DANIŞTAY TETKİK HÂKİMİ …’İN DÜŞÜNCESİ: Temyiz isteminin reddi ile usul ve yasaya uygun olan Bölge İdare Mahkemesi kararının onanması gerektiği düşünülmektedir.

TÜRK MİLLETİ ADINA
Karar veren Danıştay Dokuzuncu Dairesince, Tetkik Hâkiminin açıklamaları dinlendikten ve dosyadaki belgeler incelendikten sonra gereği görüşüldü:

HUKUKİ DEĞERLENDİRME:
Bölge idare mahkemelerinin nihai kararlarının temyizen bozulması, 2577 sayılı İdari Yargılama Usulü Kanunu’nun 49. maddesinde yer alan sebeplerden birinin varlığı hâlinde mümkündür.

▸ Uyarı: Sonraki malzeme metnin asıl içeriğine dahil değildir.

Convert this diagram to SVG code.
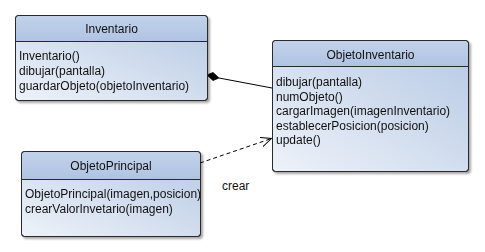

Temyizen incelenen karar usul ve hukuka uygun olup, dilekçede ileri sürülen temyiz nedenleri kararın bozulmasını gerektirecek nitelikte görülmemiştir.
KARAR SONUCU:
Açıklanan nedenlerle;
1.Davalının temyiz isteminin reddine,
2…. Bölge İdare Mahkemesi … Vergi Dava Dairesinin … tarih ve E:…, K:… sayılı kararının ONANMASINA,
3.2577 sayılı İdari Yargılama Usulü Kanunu’nun 50. maddesi uyarınca, onama kararının taraflara tebliğini ve bir örneğinin de … Bölge İdare Mahkemesi … Vergi Dava
Dairesine gönderilmesini teminen dosyanın … Vergi Mahkemesine gönderilmesine, 01/02/2022 tarihinde kesin olarak oybirliğiyle karar verildi.